In 1984, scientist Stephan Halloy stumbled across six large mats of vegetation—clumped communities of autotrophs including mosses, liverworts and algae—clustered around fumaroles very near Socompa's top. "That just sort of blew my mind because the summit is 6,060 meters," Halloy, now the Nature Conservancy's Southern Andes science coordinator, remembers (Arc. Alp. Res. 23:247–62, 1991). These organisms could shed new light on autotroph physiology, from how plants survive such harsh conditions to how they propagate and establish what Schmidt calls "islands in a vast sea of dryness." In the years following Halloy's observation, however, no scientists had returned to the inhospitable summit. Schmidt and his team wanted to confirm the existence of Halley's mats, and look for associated microbial communities.

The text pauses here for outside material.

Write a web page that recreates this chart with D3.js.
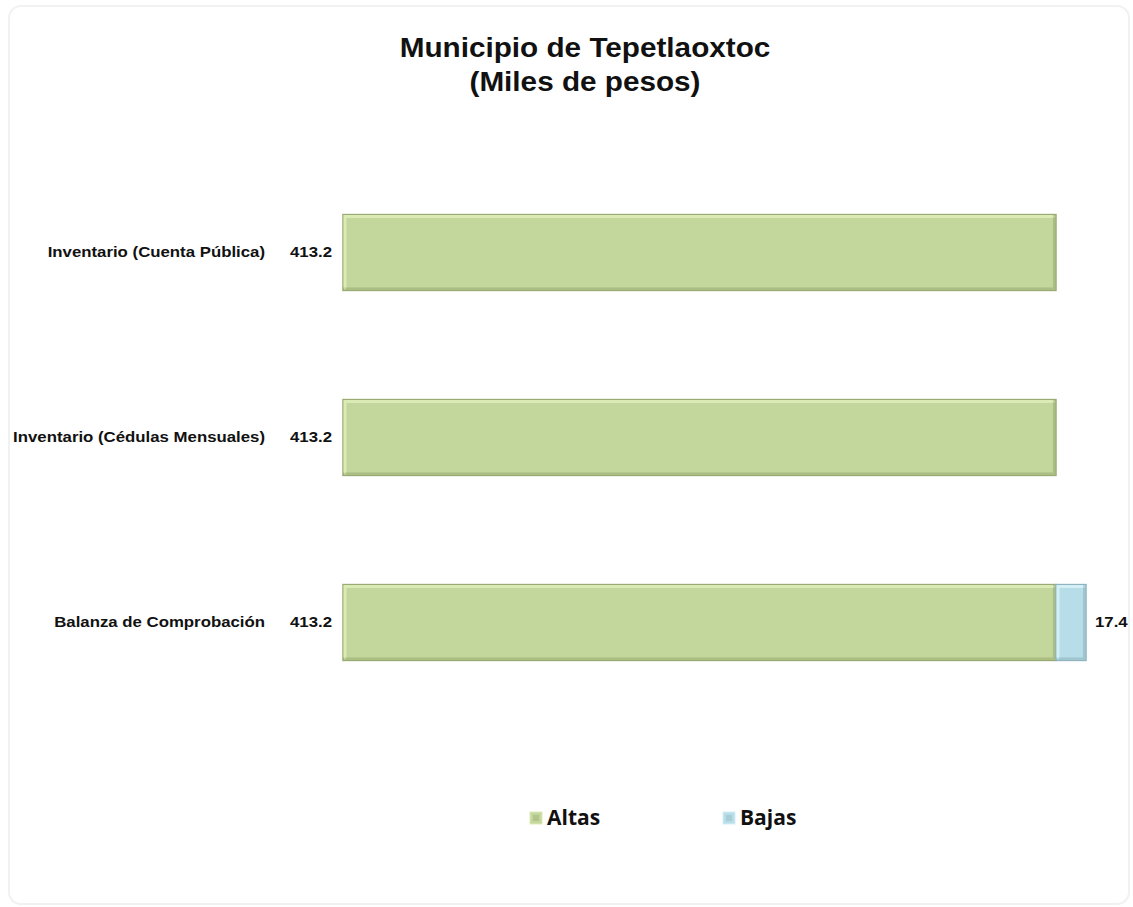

Schmidt had to return to Colorado to teach as the expedition, which began in 2005, got rolling, so didn't make the two-day journey from Salta, Argentina, by four-wheel drive vehicle to the base of Socompa. But his graduate student at the time, Elizabeth Costello, made it to base camp. However, Costello had trouble acclimating to the elevation and the extreme conditions at Socompa, and couldn't reach the top. "We were being very careful not to kill anyone," Schmidt recalls.

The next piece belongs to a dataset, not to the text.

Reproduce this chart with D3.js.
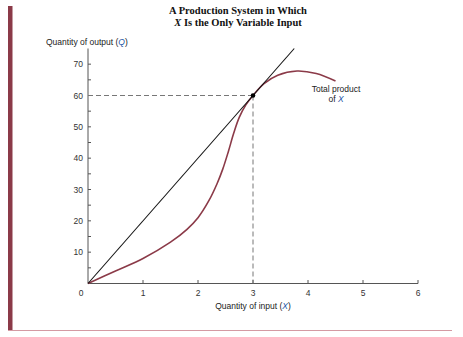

Preston Sowell, a Colorado-based environmental consultant and avid mountain climber, and a photographer from National Geographic were the only two team members who could fulfill the mission's goals. The two picked along the mountainside, following in the footsteps of Halloy's 1984 expedition. They braved the high winds, traversed a snowfield, used a jagged rock to cut steps into an icy slough, and eventually found Halloy's vegetation mats. "I was crawling at times in order to work," says Sowell, who was listed as a coauthor on the paper describing the discovery. "I was able to grab a few [soil] samples and a few photos." Sowell, who has climbed Himalayan peaks and collected data in steamy South American jungles, says that Socompa is the most difficult—and intriguing—field site he's ever visited.
Schmidt probed the soil samples using PCR and DNA sequencing, and identified microbes—including several bacteria and fungal species—thriving in, under, and around the mats. Schmidt has even found an undiscovered species of mite (likely the highest living of its kind) that still awaits identification and taxonomic description.

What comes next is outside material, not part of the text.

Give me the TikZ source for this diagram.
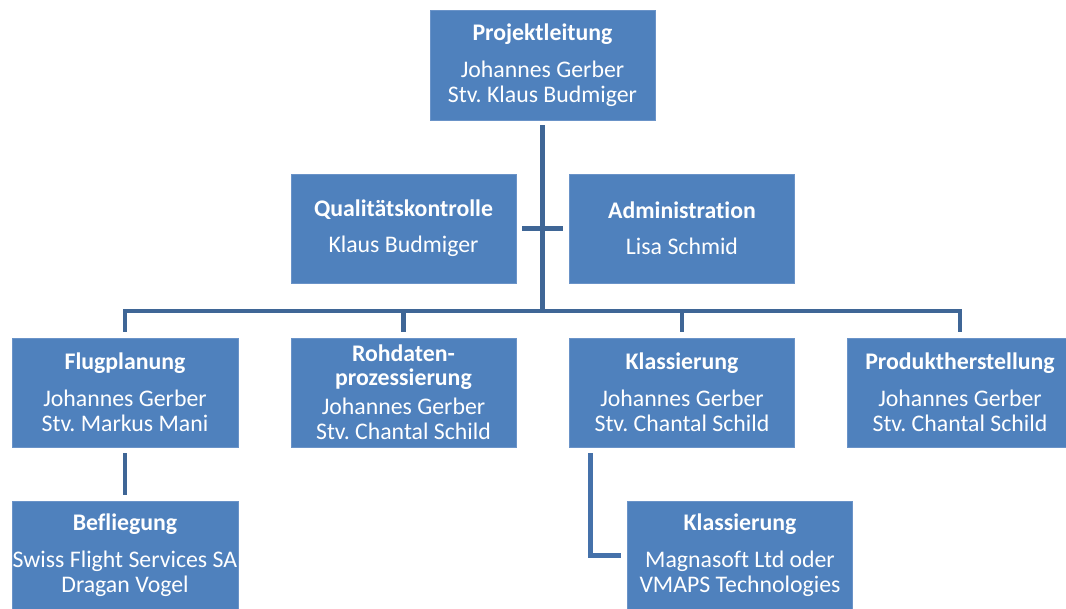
\documentclass[tikz,border=0pt]{standalone}
\usepackage{fontspec}
\setmainfont{Carlito}[Ligatures={NoCommon}]
\frenchspacing
\definecolor{boxblue}{HTML}{4F81BD}
\definecolor{boxedge}{HTML}{6A93C8}
\definecolor{linkblue}{HTML}{3F6696}
\definecolor{linkblue2}{HTML}{4571AA}
\begin{document}
\begin{tikzpicture}[x=1pt,y=-1pt,
  box/.style={rectangle, fill=boxblue, draw=boxedge, line width=0.6pt, text=white,
    inner sep=0pt, minimum width=225pt, minimum height=109pt, align=center,
    font=\fontsize{23.8}{25}\selectfont\frenchspacing},
  conn/.style={draw=linkblue, line width=4.6pt},
  conntwo/.style={draw=linkblue2, line width=4.6pt}]
\useasboundingbox (0,0) rectangle (1066,608);

% boxes
\node[box, minimum height=110pt] (P) at (542.5,65)
  {\textbf{Projektleitung}\\[12pt]Johannes Gerber\\Stv. Klaus Budmiger};
\node[box] (Q) at (403.5,228.5)
  {\textbf{Qualitätskontrolle}\\[11pt]Klaus Budmiger};
\node[box] (A) at (682,228.5)
  {\textbf{Administration}\\[11pt]Lisa Schmid};
\node[box, minimum width=226pt] (F) at (125,392.5)
  {\textbf{Flugplanung}\\[12pt]Johannes Gerber\\Stv. Markus Mani};
\node[box] (R) at (403.5,392.5)
  {\textbf{Rohdaten-}\\[-1pt]\textbf{prozessierung}\\[4pt]Johannes Gerber\\Stv. Chantal Schild};
\node[box] (K) at (682,392.5)
  {\textbf{Klassierung}\\[12pt]Johannes Gerber\\Stv. Chantal Schild};
\node[box] (Pr) at (960,392.5)
  {\textbf{Produktherstellung}\\[12pt]Johannes Gerber\\Stv. Chantal Schild};
\node[box, minimum width=226pt] (B) at (125,555.5)
  {\textbf{Befliegung}\\[12pt]Swiss Flight Services SA\\Dragan Vogel};
\node[box] (K2) at (740,555.5)
  {\textbf{Klassierung}\\[12pt]Magnasoft Ltd oder\\VMAPS Technologies};

% connectors
\coordinate (bus) at (542.5,311);
\coordinate (kk) at (590.7,0);
\draw[conn, shorten <=5pt] (P.south) -- (bus);
\draw[conn, shorten <=6pt, shorten >=6pt] (F.north) -- (F.north |- bus) -- (Pr.north |- bus) -- (Pr.north);
\draw[conn, shorten >=6pt] (R.north |- bus) -- (R.north);
\draw[conn, shorten >=6pt] (K.north |- bus) -- (K.north);
\draw[conn, shorten <=5.7pt, shorten >=6pt] (Q.east) -- (A.west);
\draw[conn, shorten <=6pt, shorten >=6pt] (F.south) -- (B.north);
\draw[conntwo, shorten <=6pt, shorten >=6pt] (K.south -| kk) -- (kk |- K2.west) -- (K2.west);
\end{tikzpicture}
\end{document}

Finding flourishing biological communities in such inhospitable environments lends hope to the search for life on distant planets or moons. "It's amazing that they were able to find these little oases of such high diversity," says Anna-Louise Reysenbach, a microbial ecologist at Portland State University.
But the clock is ticking for Socompa. Temperatures have been increasing there, rainfall levels have dropped, and ice fields and lakes are disappearing, according to Halloy. Climbers have already damaged one of the delicate plant mats that dot the summit. Schmidt and his team returned to Socompa earlier this year to try to devise a way to probe the landscape via satellite, and Schmidt made it to the top. "There's so much we don't know about these communities," says Sowell. "If we can find a way to make this remote sensing project work, then we can potentially find other sites to investigate."